Cutting weight is one thing all backpackers can agree on: A lighter load reduces stress on your joints, makes hiking easier and more enjoyable, and enables you to go farther or faster or both. Whether you’re hiking a long trail or just out for the weekend, an ultralight pack can make any trek better.
But ultralight means different things to different people. For some, going too light undermines their comfort and security. For others, cutting every single gram they can is all that matters. To find the right pack for you, consider factors like comfort, capacity, durability, and price. Use this guide to get started.
Ask Yourself These Questions
How far will I hike?
If you’re planning a thru-hike, with months of 25-mile days, the lighter the better.

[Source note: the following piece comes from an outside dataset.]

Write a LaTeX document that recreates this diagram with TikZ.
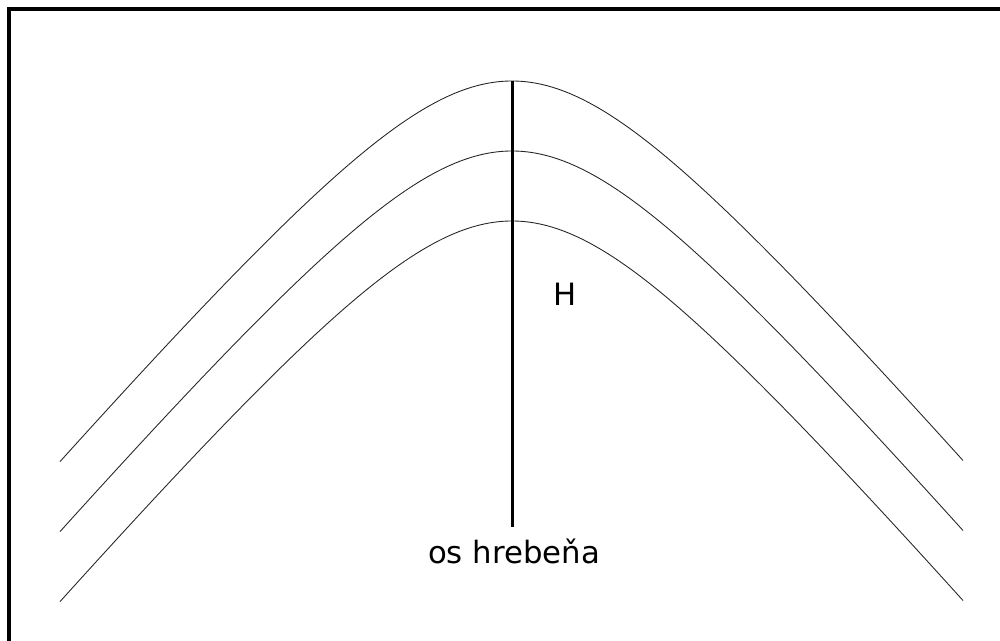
\documentclass[tikz,border=0pt]{standalone}
\usepackage{fontspec}
\setmainfont{DejaVu Sans}
\usetikzlibrary{positioning}

\tikzset{
	crestline/.style={line width=0.5pt, black!85},
	axisline/.style={line width=1.7pt, black},
	frameline/.style={line width=2.3pt, black},
	lbl/.style={font=\fontsize{17.5}{21}\selectfont}
}

\begin{document}
\begin{tikzpicture}[x=0.02cm, y=-0.02cm]
	\useasboundingbox (0,0) rectangle (1000,641);
	\draw[frameline] (9,660) -- (9,9) -- (1020,9);
	% three parallel crest lines
	\foreach \dy in {0,70,140}
		\draw[crestline, domain=60:963, samples=150, smooth, variable=\t]
			plot ({\t}, {81+\dy+175*(sqrt(1+((\t-512)/150)*((\t-512)/150))-1)});
	\coordinate (crest) at (512,81);
	\node[lbl, anchor=north, inner sep=6.5pt] (oslabel) at (514,527) {os hrebeňa};
	\draw[axisline] (crest) -- (crest |- oslabel.north);
	\node[lbl] (hlabel) at (565,294) {H};
\end{tikzpicture}
\end{document}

But if you’ll mostly be hiking for a few days at a time, with more moderate mileage, you might prefer a pack that balances low weight with support, durability, capacity, and features.
How big is my load?
Depending on the rest of your gear, the weather, and the amount of food and water you need to carry, you might want a larger or smaller pack. Overloading a pack occasionally is fine, but it stresses the pack’s seams and zippers, and undermines comfort.
How important is durability?
In general, the lightest packs use ultralight fabrics and materials that won’t hold up to bushwhacking and other serious trail abuse.
What’s my budget?
Costly fabrics can drive up the price of the lightest packs. The most expensive fabrics (like Dyneema) are actually super strong, so it’s possible to have a pack that’s both ultralight and durable—for a price.
Have I upgraded the rest of my kit?
It’s actually better to buy an ultralight pack last, after you’ve cut weight everywhere else. That way you know you’re getting a pack that has the right size and support for what you’ll really carry.